The levels of KIFC1 and FOXD1 in BC as well as their binding sites were investigated by bioinformatics analysis. The signaling pathways regulated by FOXD1 were analyzed. Chromatin immunoprecipitation (ChIP) and dual-luciferase reporter assays verified the binding relationship between the two. Through quantitative reverse transcription polymerase chain reaction (qRT-PCR) and western blot (WB), we assessed the expression of FOXD1, KIFC1, and glycolysis-related genes. CCK-8 assay was applied in the determination of cell viability to assess the efficacy of DDP resistance. Extracellular acidification rate (ECAR), glucose consumption, lactate synthesis, Adenosine triphosphate (ATP) content, and oxygen consumption rate (OCR) were measured to evaluate glycolysis.

RESULTS

FOXD1 and KIFC1 were significantly upregulated in BC, with KIFC1 being significantly enriched in the glycolysis pathway.
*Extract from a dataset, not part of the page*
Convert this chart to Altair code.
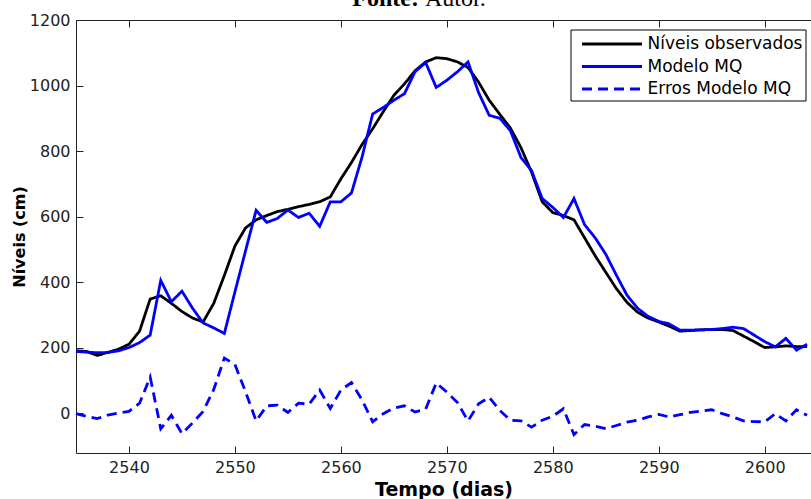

Overexpression of KIFC1 significantly enhanced the DDP resistance of BC cells, while promoting aerobic glycolysis. Mechanistically, FOXD1 was bound to the promoter of KIFC1 to activate its transcription. Its overexpression counteracted the inhibitory effect of KIFC1 knockdown on the DDP resistance of BC cells.

CONCLUSION

FOXD1 activates the glycolysis pathway by upregulating KIFC1, thereby facilitating BC cells' DDP resistance. Therefore, the FOXD1/KIFC1 axis linked the glycolysis pathway to DDP resistance and may be a promising new target for reinforcing DDP resistance in BC.